World leaders fear US-DPRK insults could lead to real-world war

World Today

TV screens show a news program with an image of U.S. President Donald Trump and North Korean leader Kim Jong Un, left, at the Yongsan Electronic Market in Seoul, South Korea, Wednesday, Sept. 20, 2017. South Korea seemed to downplay the latest hot rhetoric aimed at North Korea by President Trump, calling his words a signal of Washington’s strong resolve to deal with the North’s march to nuclear weapons mastery but essentially a repetition of U.S. policy. (AP Photo/Ahn Young-joon)

Insults flew this week at the 2017 U.N. General Assembly. U.S. President Trump started by lashing out at Democratic People’s Republic of Korea leader Kim Jong-un, and the situation only spiraled from there.

CGTN’s Nathan King reports.

Responding to President Trump’s threat to “totally destroy” the DPRK, Kim Jong-un (whom Trump described as a “rocket man on a suicide mission”) offered up his own carefully chosen words.

“The mentally deranged behavior of the U.S. president, openly expressing on the UN arena the unethical will to ‘totally destroy’ a sovereign state… makes even those with normal thinking faculty reconsider discretion and composure.”

Responding to this response, the U.S. president took to Twitter, saying: “Kim Jong Un of North Korea, who is obviously a madman who doesn’t mind starving or killing his people, will be tested like never before!”

The DPRK’s leader in turn threatened “the highest level of hard-line countermeasure in history.”

The escalating rhetoric and personal insults flying between the two leaders is leaving some fearful that this war or words may turn into an actual war if tensions continue to mount. 

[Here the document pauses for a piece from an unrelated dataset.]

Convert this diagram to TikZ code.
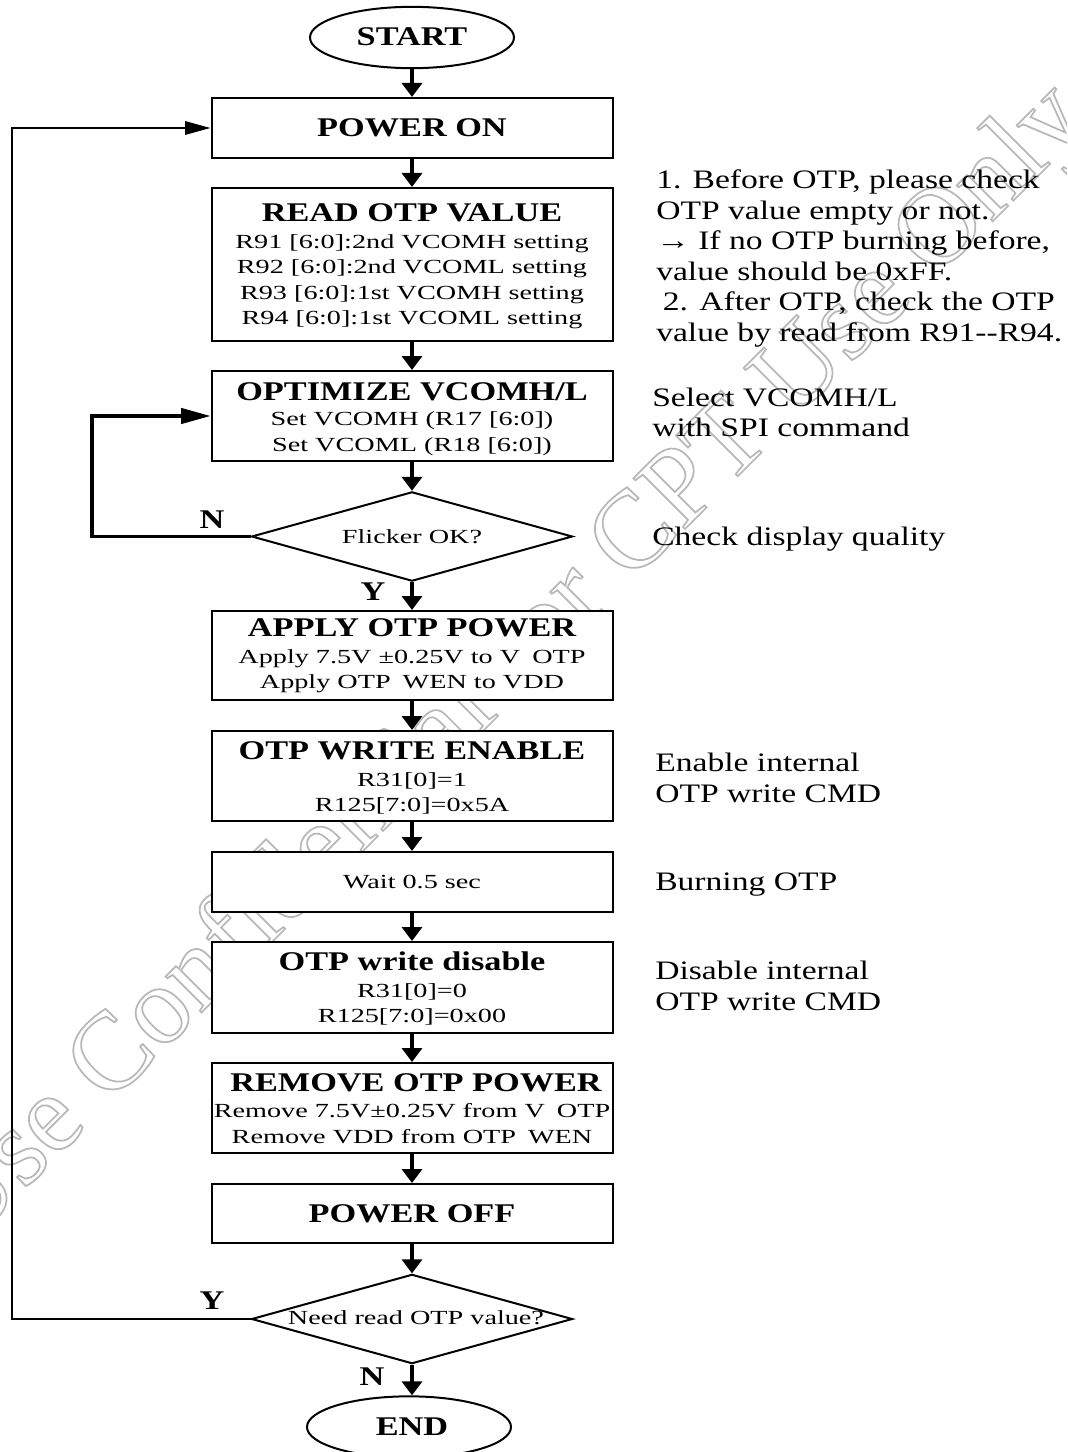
\documentclass[tikz,border=0pt]{standalone}
\usepackage{fontspec}
\usetikzlibrary{shapes.geometric,arrows.meta}
\setmainfont{Liberation Serif}[FakeStretch=1.41]
\newfontfamily\hdgfam{Liberation Serif}[FakeStretch=1.27]
\newfontfamily\notefam{Liberation Serif}[FakeStretch=1.26]
\newfontfamily\wmfam{Liberation Serif}
\newcommand{\hdgf}{\hdgfam\bfseries\fontsize{20.25}{19}\selectfont}
\newcommand{\bodyf}{\fontsize{15}{19}\selectfont}
\newcommand{\notef}{\notefam\fontsize{20}{22.9}\selectfont}
\newcommand{\tstrut}{\rule{0pt}{16pt}}
\definecolor{wmgray}{gray}{0.72}
\tikzset{
  box/.style={draw,line width=1.5pt,fill=white,rectangle,inner sep=0pt,minimum width=300.75pt,align=center,font=\bodyf},
  term/.style={draw,line width=1.5pt,fill=white,ellipse,inner sep=0pt,minimum width=153pt,minimum height=46pt,font=\hdgf},
  dec/.style={draw,line width=1.5pt,fill=white,diamond,inner sep=0pt,minimum width=240.75pt,minimum height=67pt,shape aspect=3.6},
  dectext/.style={font=\bodyf,inner sep=0pt},
  flow/.style={line width=3.7pt,-{Triangle[length=10.5pt,width=15pt]}},
  loopthin/.style={line width=1.5pt,-{Triangle[length=19pt,width=10pt]}},
  loopthick/.style={line width=2.4pt,-{Triangle[length=22pt,width=11.5pt]}},
  lbl/.style={font=\hdgf,inner sep=0pt},
  note/.style={anchor=west,align=left,inner sep=0pt,font=\notef},
  wm/.style={anchor=base west,inner sep=0pt,rotate=45,text=wmgray,font=\wmfam\fontsize{83}{83}\selectfont},
}
\begin{document}
\begin{tikzpicture}[x=0.75pt,y=-0.75pt]
\useasboundingbox (0,0) rectangle (1067,1452);
\fill[white] (0,0) rectangle (1067,1452);
% watermark (hollow letters)
\begin{scope}
\clip (0,0) rectangle (1067,1452);
\color{wmgray}
\node[wm] (mark) at (-33,1247) {\special{pdf:code 1 Tr 1.3 w}Use Confidential for CPT Use Only\special{pdf:code 0 Tr 0.75 w}};
\end{scope}
\color{black}
% flow
\node[term] (start) at (412,37.5) {\raisebox{1.5pt}{START}};
\node[box,minimum height=45pt] (pwron) at (412,128) {\hdgf POWER ON};
\node[box,minimum height=114.75pt] (read) at (412,264.5) {{\tstrut\hdgf READ OTP VALUE}\\[1pt]
R91 [6:0]:2nd VCOMH setting\\R92 [6:0]:2nd VCOML setting\\R93 [6:0]:1st VCOMH setting\\R94 [6:0]:1st VCOML setting};
\node[box,minimum height=67.5pt] (opt) at (412,416) {{\rule{0pt}{18pt}\hdgf OPTIMIZE VCOMH/L}\\[0pt]
Set VCOMH (R17 [6:0])\\Set VCOML (R18 [6:0])};
\node[dec] (flick) at (412,536.5) {};
\node[dectext] (flicktxt) at (412,536.5) {Flicker OK?};
\node[box,minimum height=66.75pt] (apply) at (412,655.5) {{\rule{0pt}{14pt}\hdgf APPLY OTP POWER}\\[1pt]
Apply 7.5V ±0.25V to V\hspace{0.6em}OTP\\Apply OTP\hspace{0.6em}WEN to VDD};
\node[box,minimum height=67.5pt] (wen) at (412,776) {{\tstrut\hdgf OTP WRITE ENABLE}\\[1pt]
R31[0]=1\\R125[7:0]=0x5A};
\node[box,minimum height=45pt] (wait) at (412,882) {Wait 0.5 sec};
\node[box,minimum height=68.25pt] (wdis) at (412,987.5) {{\tstrut\hdgf OTP write disable}\\[1pt]
R31[0]=0\\R125[7:0]=0x00};
\node[box,minimum height=67.5pt] (rem) at (412,1108) {{\rule{0pt}{14pt}\hdgf\hspace{6pt}REMOVE OTP POWER}\\[1pt]
\makebox[0pt][c]{Remove 7.5V±0.25V from V\hspace{0.6em}OTP}\\Remove VDD from OTP\hspace{0.6em}WEN};
\node[box,minimum height=44.25pt] (pwroff) at (412,1213.5) {\hdgf POWER OFF};
\node[dec] (need) at (412,1319) {};
\node[dectext] (needtxt) at (416,1318) {Need read OTP value?};
\node[term] (end) at (409,1427) {\hspace{4.5pt}END};
% connectors
\draw[flow] (start.south) -- (pwron.north);
\draw[flow] (pwron.south) -- (read.north);
\draw[flow] (read.south) -- (opt.north);
\draw[flow] (opt.south) -- (flick.north);
\draw[flow] (flick.south) -- (apply.north);
\draw[flow] (apply.south) -- (wen.north);
\draw[flow] (wen.south) -- (wait.north);
\draw[flow] (wait.south) -- (wdis.north);
\draw[flow] (wdis.south) -- (rem.north);
\draw[flow] (rem.south) -- (pwroff.north);
\draw[flow] (pwroff.south) -- (need.north);
\draw[flow] (need.south) -- (need.south |- end.north);
\coordinate (c1) at (92,536.5);
\draw[loopthick] (flick.west) -- (c1) |- (opt.west);
\coordinate (c2) at (12,1319);
\draw[loopthin] (need.west) -- (c2) |- (pwron.west);
% branch labels
\node[lbl] (ln1) at (212,520) {N};
\node[lbl] (ly1) at (373,592) {Y};
\node[lbl] (ly2) at (212,1301) {Y};
\node[lbl] (ln2) at (372,1377) {N};
% side notes
\node[note] (n1) at (656,258.5) {1. Before OTP, please check\\OTP value empty or not.\\→ If no OTP burning before,\\value should be 0xFF.\\\hspace{0.25em}2. After OTP, check the OTP\\value by read from R91--R94.};
\node[note] (n2) at (652,412.5) {Select VCOMH/L\\with SPI command};
\node[note] (n3) at (652,539) {Check display quality};
\node[note] (n4) at (655,778) {Enable internal\\OTP write CMD};
\node[note] (n5) at (655,885) {Burning OTP};
\node[note] (n6) at (655,986) {Disable internal\\OTP write CMD};
\end{tikzpicture}
\end{document}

U.N. Secretary General António Guterres and the foreign ministers of China and Russia are among the leaders who have called for a rollback in the rhetoric. The situation, however, has only continued to worsen.

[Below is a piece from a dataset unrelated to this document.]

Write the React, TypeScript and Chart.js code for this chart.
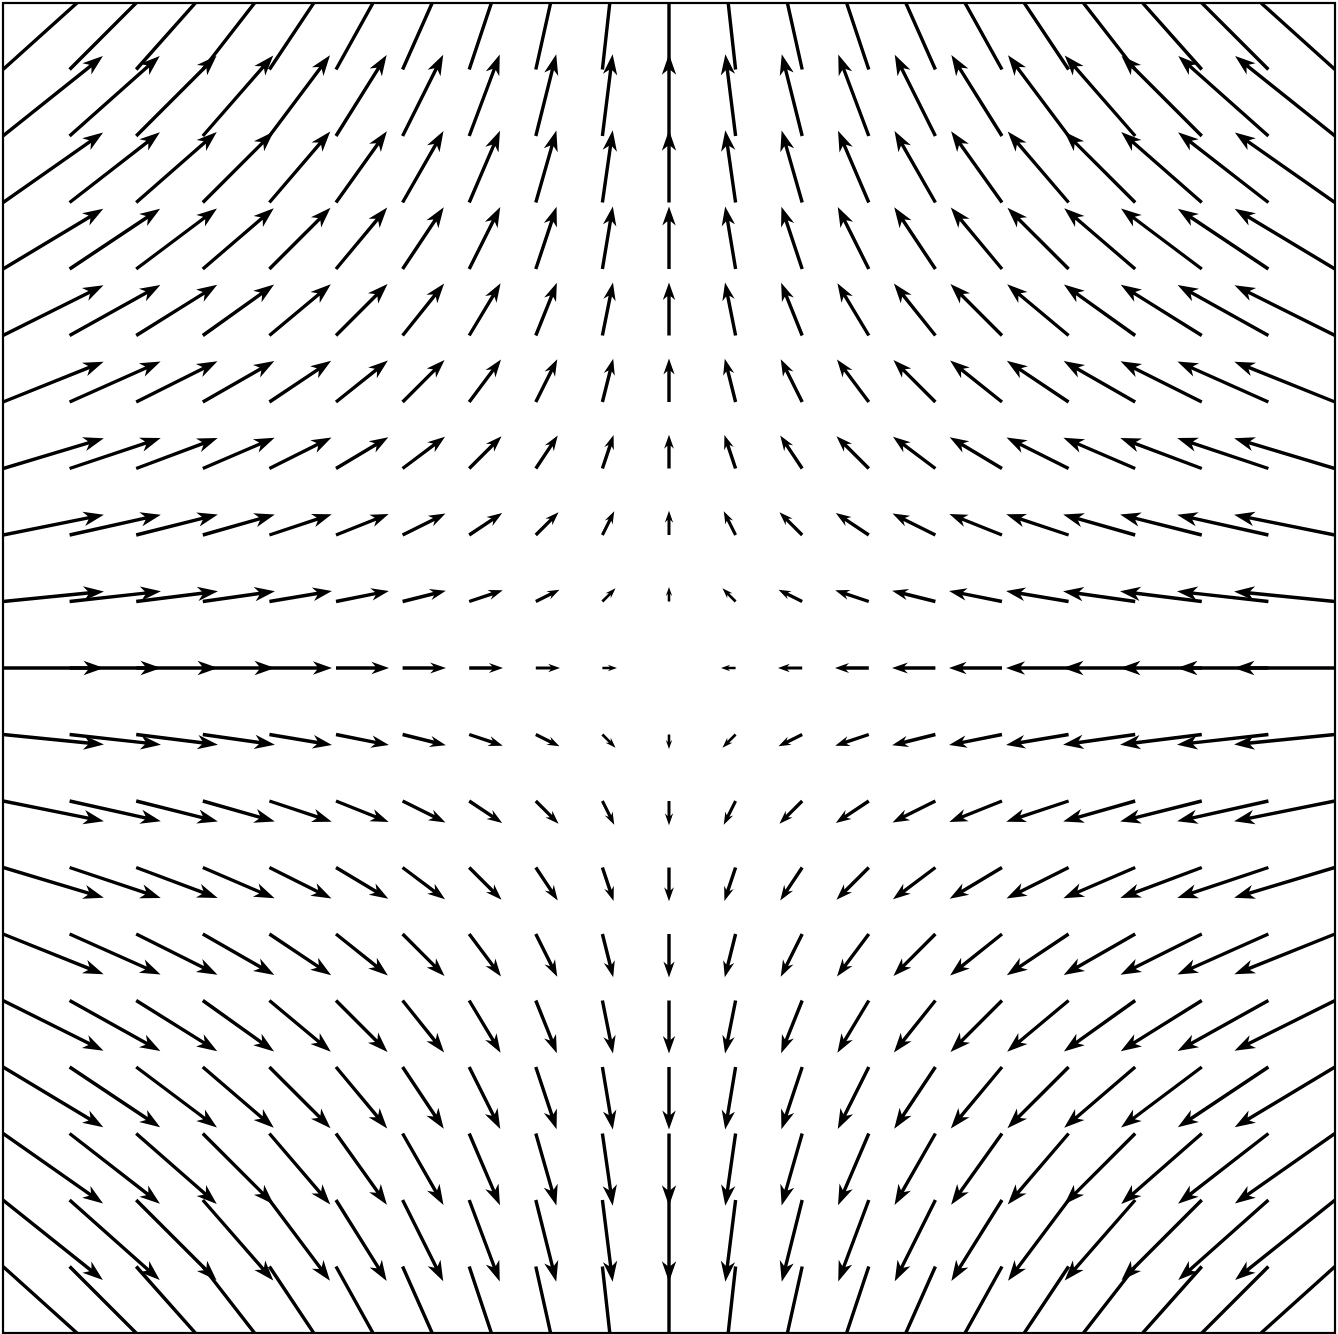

Trump challenged not only the DPRK this week, but also used strong words to criticize the leaders of Iran, Venezuela, and Cuba.

Cuba’s foreign minister hit back on Friday, calling Trump’s U.N. speech “unacceptable and aggressive.” The minister then turned to the problem of income disparity.

“On Tuesday, President Donald Trump came here to convince us that one of his purposes is to promote the prosperity of nations and persons. But in the real world, the wealth owned by eight men together is the equivalent to the wealth shared by 3.6 billion human beings who make up the poorest half of humanity.”

Some fear the next clash could come between Washington and Iran. Trump this week labeled the two year-old nuclear agreement an embarrassment and gave his strongest indication yet that the U.S. may pull out.